The average monthly budget identified by respondents was £708. Groceries made up nearly half (47%) of overall monthly spend at £281, with eating out (£60) and clothing (£58) also featuring highly. Looking at these three categories in particular, infrequent visitors consistently spend more than regular visitors. The study shows that infrequent visitors also spend more online, but not as much as the top spenders. In terms of shopping “destinations”, it’s clear that online out performs all rival destinations, such as Bath, Wells, Frome and Shepton Mallet.

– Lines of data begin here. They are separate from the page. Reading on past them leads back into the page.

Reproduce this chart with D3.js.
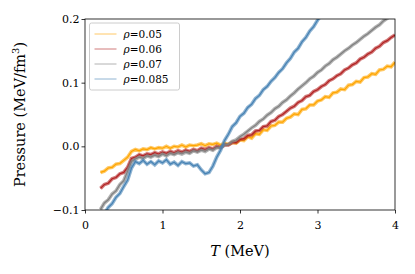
<!DOCTYPE html>
<html>
<head>
<meta charset="utf-8">
<script src="https://cdn.jsdelivr.net/npm/d3@7"></script>
<style>
  body { margin: 0; background: #fff; }
</style>
</head>
<body>
<div id="chart"></div>
<script>
// sampled every 0.05 MeV, starting at tStart
const step = 0.05;

const densities = ['0.05', '0.06', '0.07', '0.085'];
const colors = ['#ffa500', '#b22222', '#808080', '#4682b4'];
const tStarts = [0.2, 0.2, 0.2, 0.25];

const pressure005 = [
  -0.041, -0.039, -0.034, -0.033, -0.028, -0.027, -0.022, -0.017, -0.008, -0.005,
  -0.007, -0.004, -0.005, -0.002, -0.004, -0.002, -0.003, 0.000, -0.003, 0.000,
  -0.001, 0.002, -0.001, 0.002, 0.001, 0.002, 0.004, 0.001, 0.004, 0.003,
  0.005, 0.002, 0.005, 0.003, 0.006, 0.005, 0.010, 0.009, 0.015, 0.013,
  0.020, 0.019, 0.026, 0.025, 0.032, 0.033, 0.038, 0.038, 0.044, 0.046,
  0.051, 0.050, 0.058, 0.059, 0.065, 0.065, 0.071, 0.073, 0.078, 0.077,
  0.084, 0.085, 0.090, 0.089, 0.096, 0.097, 0.102, 0.101, 0.108, 0.109,
  0.114, 0.113, 0.120, 0.121, 0.126, 0.125, 0.132
];

const pressure006 = [
  -0.066, -0.060, -0.058, -0.051, -0.049, -0.043, -0.041, -0.033, -0.019, -0.017,
  -0.013, -0.015, -0.012, -0.013, -0.010, -0.012, -0.009, -0.011, -0.008, -0.010,
  -0.007, -0.009, -0.006, -0.008, -0.005, -0.007, -0.003, -0.005, -0.002, -0.004,
  0.000, -0.002, 0.002, 0.002, 0.006, 0.006, 0.011, 0.012, 0.017, 0.018,
  0.024, 0.025, 0.031, 0.032, 0.039, 0.041, 0.047, 0.050, 0.055, 0.060,
  0.063, 0.069, 0.072, 0.078, 0.080, 0.086, 0.089, 0.094, 0.097, 0.103,
  0.106, 0.111, 0.114, 0.120, 0.123, 0.128, 0.131, 0.137, 0.140, 0.145,
  0.148, 0.154, 0.157, 0.163, 0.166, 0.171, 0.175
];

const pressure007 = [
  -0.099, -0.089, -0.084, -0.075, -0.070, -0.060, -0.054, -0.039, -0.024, -0.020,
  -0.017, -0.019, -0.015, -0.017, -0.014, -0.016, -0.012, -0.015, -0.011, -0.013,
  -0.010, -0.012, -0.009, -0.011, -0.007, -0.009, -0.006, -0.008, -0.004, -0.006,
  -0.002, -0.002, 0.002, 0.003, 0.008, 0.010, 0.015, 0.019, 0.024, 0.029,
  0.033, 0.039, 0.043, 0.049, 0.053, 0.059, 0.063, 0.069, 0.073, 0.079,
  0.084, 0.090, 0.095, 0.100, 0.106, 0.110, 0.116, 0.120, 0.126, 0.130,
  0.136, 0.140, 0.145, 0.150, 0.154, 0.159, 0.163, 0.168, 0.173, 0.177,
  0.182, 0.187, 0.191, 0.197, 0.201, 0.206, 0.211
];

const pressure0085 = [
  -0.106, -0.096, -0.090, -0.080, -0.074, -0.063, -0.053, -0.034,
  -0.024, -0.027, -0.022, -0.028, -0.024, -0.029, -0.023, -0.026, -0.021,
  -0.028, -0.025, -0.030, -0.024, -0.027, -0.026, -0.031, -0.029,
  -0.037, -0.043, -0.041, -0.031, -0.017, -0.006, 0.009, 0.019, 0.031, 0.037,
  0.047, 0.052, 0.061, 0.066, 0.075, 0.080, 0.089, 0.094, 0.102, 0.108,
  0.116, 0.122, 0.131, 0.138, 0.148, 0.154, 0.164, 0.171, 0.181, 0.188,
  0.198, 0.206, 0.214
];

const pressures = [pressure005, pressure006, pressure007, pressure0085];

const xTicks = [0, 1, 2, 3, 4];
const yTicks = [-0.1, 0.0, 0.1, 0.2];

const font = '"DejaVu Serif", "Liberation Serif", serif';

const width = 415, height = 274;
const margin = { top: 19, right: 20, bottom: 64, left: 85 };
const innerW = width - margin.left - margin.right;
const innerH = height - margin.top - margin.bottom;

const svg = d3.select('#chart').append('svg')
  .attr('width', width)
  .attr('height', height)
  .attr('font-family', font);

const x = d3.scaleLinear().domain([0, 4]).range([0, innerW]);
const y = d3.scaleLinear().domain([-0.1, 0.2]).range([innerH, 0]);

const g = svg.append('g')
  .attr('transform', `translate(${margin.left},${margin.top})`);

g.append('clipPath').attr('id', 'clip')
  .append('rect').attr('width', innerW).attr('height', innerH);

const line = d3.line()
  .x(d => x(d[0]))
  .y(d => y(d[1]));

const series = pressures.map((vals, i) =>
  vals.map((v, j) => [tStarts[i] + j * step, v]));

const plot = g.append('g').attr('clip-path', 'url(#clip)');

series.forEach((pts, i) => {
  plot.append('path')
    .attr('d', line(pts))
    .attr('fill', 'none')
    .attr('stroke', colors[i])
    .attr('stroke-width', 3.6)
    .attr('stroke-opacity', 0.6)
    .attr('stroke-linejoin', 'miter');
  plot.append('path')
    .attr('d', line(pts))
    .attr('fill', 'none')
    .attr('stroke', colors[i])
    .attr('stroke-width', 1.2)
    .attr('stroke-opacity', 1);
});

// axes
const axisX = d3.axisBottom(x).tickValues(xTicks).tickFormat(d3.format('d')).tickSize(3.5);
const axisY = d3.axisLeft(y).tickValues(yTicks).tickFormat(d3.format('.1f')).tickSize(3.5);

const gx = g.append('g').attr('transform', `translate(0,${innerH})`).call(axisX);
const gy = g.append('g').call(axisY);

[gx, gy].forEach(a => {
  a.attr('font-family', font);
  a.select('.domain').remove();
  a.selectAll('.tick line').attr('stroke', '#000').attr('stroke-width', 0.8);
  a.selectAll('.tick text')
    .attr('fill', '#000')
    .attr('font-size', 11);
});
gx.selectAll('.tick text').attr('dy', '1.1em');
gy.selectAll('.tick text').attr('x', -5.5);

g.append('rect')
  .attr('width', innerW)
  .attr('height', innerH)
  .attr('fill', 'none')
  .attr('stroke', '#000')
  .attr('stroke-width', 0.8);

// axis labels
const xl = svg.append('text')
  .attr('x', margin.left + innerW / 2)
  .attr('y', 256)
  .attr('text-anchor', 'middle')
  .attr('font-size', 14.5);
xl.append('tspan').attr('font-style', 'italic').text('T');
xl.append('tspan').text(' (MeV)');

const yl = svg.append('text')
  .attr('transform', `translate(25,${margin.top + innerH / 2}) rotate(-90)`)
  .attr('text-anchor', 'middle')
  .attr('font-size', 14.5);
yl.append('tspan').text('Pressure (MeV/fm');
yl.append('tspan').attr('dy', -6).attr('font-size', 10).text('3');
yl.append('tspan').attr('dy', 6).text(')');

// legend
const leg = g.append('g').attr('transform', 'translate(4.5,4)');
leg.append('rect')
  .attr('width', 90)
  .attr('height', 67)
  .attr('rx', 2)
  .attr('fill', '#fff')
  .attr('fill-opacity', 0.8)
  .attr('stroke', '#ccc')
  .attr('stroke-width', 1);

densities.forEach((rho, i) => {
  const row = leg.append('g').attr('transform', `translate(0,${11 + i * 15})`);
  row.append('line')
    .attr('x1', 5).attr('x2', 27)
    .attr('stroke', colors[i])
    .attr('stroke-opacity', 0.6)
    .attr('stroke-width', 1);
  const t = row.append('text')
    .attr('x', 34)
    .attr('dy', '0.35em')
    .attr('font-size', 10.5);
  t.append('tspan').attr('font-style', 'italic').text('ρ');
  t.append('tspan').text('=' + rho);
});
</script>
</body>
</html>
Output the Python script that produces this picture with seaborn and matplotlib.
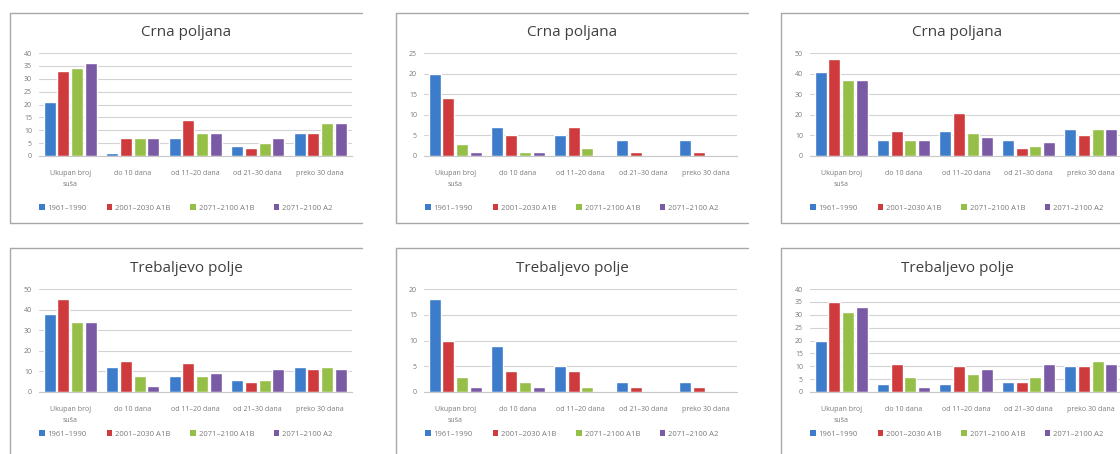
import numpy as np
import pandas as pd
import seaborn as sns
import matplotlib.pyplot as plt
from matplotlib.lines import Line2D
from matplotlib.patches import Patch

# categories and series
categories = ["Ukupan broj\nsuša", "do 10 dana", "od 11–20 dana", "od 21–30 dana", "preko 30 dana"]
series = ["1961–1990", "2001–2030 A1B", "2071–2100 A1B", "2071–2100 A2"]
colors = ["#3D7CCB", "#CF3A3D", "#96BF47", "#7A59A5"]

# top row - Crna poljana
p1_1961 = [21, 1, 7, 4, 9]
p1_2030 = [33, 7, 14, 3, 9]
p1_2100a1b = [34, 7, 9, 5, 13]
p1_2100a2 = [36, 7, 9, 7, 13]

p2_1961 = [20, 7, 5, 4, 4]
p2_2030 = [14, 5, 7, 1, 1]
p2_2100a1b = [3, 1, 2, 0, 0]
p2_2100a2 = [1, 1, 0, 0, 0]

p3_1961 = [41, 8, 12, 8, 13]
p3_2030 = [47, 12, 21, 4, 10]
p3_2100a1b = [37, 8, 11, 5, 13]
p3_2100a2 = [37, 8, 9, 7, 13]

# bottom row - Trebaljevo polje
p4_1961 = [38, 12, 8, 6, 12]
p4_2030 = [45, 15, 14, 5, 11]
p4_2100a1b = [34, 8, 8, 6, 12]
p4_2100a2 = [34, 3, 9, 11, 11]

p5_1961 = [18, 9, 5, 2, 2]
p5_2030 = [10, 4, 4, 1, 1]
p5_2100a1b = [3, 2, 1, 0, 0]
p5_2100a2 = [1, 1, 0, 0, 0]

p6_1961 = [20, 3, 3, 4, 10]
p6_2030 = [35, 11, 10, 4, 10]
p6_2100a1b = [31, 6, 7, 6, 12]
p6_2100a2 = [33, 2, 9, 11, 11]

titles = ["Crna poljana"] * 3 + ["Trebaljevo polje"] * 3
y_max = [40, 25, 50, 50, 20, 40]
y_step = [5, 5, 10, 10, 5, 5]
panels = [
    [p1_1961, p1_2030, p1_2100a1b, p1_2100a2],
    [p2_1961, p2_2030, p2_2100a1b, p2_2100a2],
    [p3_1961, p3_2030, p3_2100a1b, p3_2100a2],
    [p4_1961, p4_2030, p4_2100a1b, p4_2100a2],
    [p5_1961, p5_2030, p5_2100a1b, p5_2100a2],
    [p6_1961, p6_2030, p6_2100a1b, p6_2100a2],
]

sns.set_style("white")
plt.rcParams["font.family"] = ["Open Sans", "DejaVu Sans"]

W, H = 1120, 454
fig = plt.figure(figsize=(W / 100, H / 100), dpi=100)
fig.patch.set_facecolor("white")

# layout in pixels
box_left = [10, 396, 781]
box_w = 352
box_top = [13, 248]
box_bottom = [223, 470]
ax_x = [(39, 351.5), (424, 737), (810, 1122)]
ax_top = [53, 289]
ax_zero = [156, 392]
legend_y = [208, 434]

grid_col = "#d3d3d3"
text_col = "#7a7a7a"

for i, vals in enumerate(panels):
    row, col = divmod(i, 3)
    rows = []
    for s, v in zip(series, vals):
        for c, n in zip(categories, v):
            rows.append({"kategorija": c, "period": s, "broj": n})
    df = pd.DataFrame(rows)

    x0, x1 = ax_x[col]
    ax = fig.add_axes([x0 / W, 1 - ax_zero[row] / H, (x1 - x0) / W,
                       (ax_zero[row] - ax_top[row]) / H])
    sns.barplot(data=df, x="kategorija", y="broj", hue="period", order=categories,
                hue_order=series, palette=colors, saturation=1, width=0.88, gap=0.13,
                legend=False, ax=ax)
    ax.set_xlim(-0.5, 4.5)
    ax.set_ylim(0, y_max[i])
    ax.set_yticks(np.arange(0, y_max[i] + 1, y_step[i]))
    ax.set_xlabel("")
    ax.set_ylabel("")
    ax.yaxis.grid(True, color=grid_col, linewidth=0.8)
    ax.set_axisbelow(True)
    for sp in ["top", "right", "left"]:
        ax.spines[sp].set_visible(False)
    ax.spines["bottom"].set_color("#c8c8c8")
    ax.spines["bottom"].set_linewidth(0.8)
    ax.tick_params(axis="y", length=0, labelsize=5, labelcolor=text_col, pad=5)
    ax.tick_params(axis="x", length=0, labelsize=5, labelcolor=text_col, pad=10)
    for lab in ax.get_xticklabels():
        lab.set_linespacing(1.9)
        lab.set_verticalalignment("top")

    # panel frame (left, top, bottom edges)
    bl = box_left[col]
    br = bl + box_w
    bt = 1 - box_top[row] / H
    bb = 1 - box_bottom[row] / H
    for xs, ys in [([bl / W, br / W], [bt, bt]), ([bl / W, br / W], [bb, bb]),
                   ([bl / W, bl / W], [bb, bt])]:
        fig.add_artist(Line2D(xs, ys, transform=fig.transFigure, color="#a8a8a8", lw=1))

    cx = (bl + box_w / 2) / W
    fig.text(cx, 1 - (box_top[row] + 20) / H, titles[i], ha="center", va="center",
             fontsize=11, color="#404040")

    handles = [Patch(facecolor=c, edgecolor="none") for c in colors]
    ax.legend(handles, series, loc="center", bbox_to_anchor=(cx, 1 - legend_y[row] / H),
              bbox_transform=fig.transFigure, ncol=4, frameon=False, fontsize=5.5,
              labelcolor=text_col, handlelength=0.7, handleheight=0.7,
              handletextpad=0.4, columnspacing=2.6)

fig.savefig("out.png", dpi=100)
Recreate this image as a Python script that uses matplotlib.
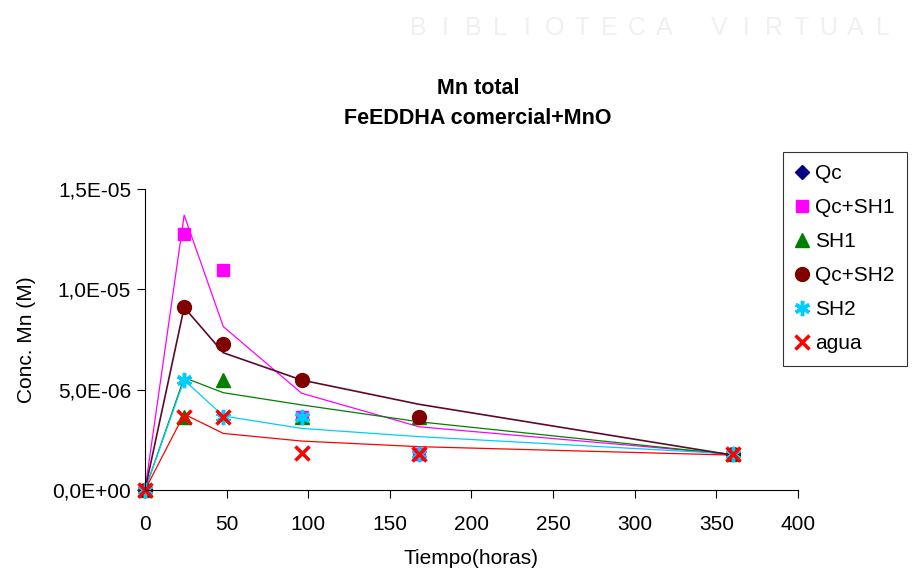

Looking specifically at what people are spending their money on, groceries are understandably at the top of the list. It is also interesting to note the relationship between Tesco’s and the High Street, in terms of grocery shopping, as shoppers predisposition to shop at Tesco’s does not change, regardless of how frequently they visit the High Street.
Eating out and clothing, together, account for around a fifth of the overall monthly spend. For both the infrequent High Street visitors and the top spenders, Bath is a much more likely destination for these shoppers than Midsomer Norton. The key challenge for this piece of research is to identify how shoppers not currently using the High Street can be encouraged to spend more of their monthly budget in Midsomer Norton.
Figure3 – Monthly Spend Comparison
Given that eating out and clothing were two categories identified as those with the most considerable monthly spend, after grocery shopping, we can see that infrequent visitors to the High Street are more likely to eat out and purchase clothes in Bath than Midsomer Norton.
WHAT DO SHOPPERS WANT FROM AN IDEAL HIGH STREET?
Considering what features shoppers are looking for in the ideal High Street, Variety of shops (4.46 out of 5), Good customer service (4.3) and Ample car parking (4.36) were the top three features identified in the survey. Although Midsomer Norton scores poorly in terms of variety of shops (2.27) and ample car parking (3.32), good customer service was identified as the town’s key strength (3.78).
Figure 4 – The Features of the Ideal High Street
Given that shoppers identified variety of shops as their top priority for any High Street, Midsomer Norton clearly has to look at how it can provide the diversity of outlets, offering good quality restaurants, clothing, footwear and accessories, etc. that the spending data would suggest appeals to those not already regularly visiting.
Focusing on what shoppers say they want in the ideal High Street puts good customer service, car parking and price, along with the variety of shops, as the top priorities. Whilst Midsomer Norton High Street performs relatively well in terms of customer service, access to public toilets and the appearance of the High Street are areas where improvements clearly need to be made.
WHAT DOES THE SURVEY TELL US IN TERMS OF MOVING FORWARD?
Variety of shops – Midsomer Norton needs to:
- Develop and promote a more coherent offering and promote it much harder– in order to become a destination shopping venue positioned below Bath and Bristol but competing with the neighbouring market towns of Wells and Shepton.
- Strengthen the base of independent businesses –by encouraging them to bolster their sales with a much stronger online presence. Key to this however is better Broadband Access in the High Street as well as the possibility of free WiFi access for shoppers visiting the town centre.
- Develop more larger modern purpose built retail units – in order to attract more larger retailers which the town currently lacks.
Access to public toilets – Improving actual toilet provision, accessibility and promoting what is available to shoppers represents the potential quickest win for the town.
High Street Appearance – Tackling the state of the physical public realm and High Street premises is key – with B&NES and Landlords working in partnership to have a concerted ‘sprucing up’ exercise.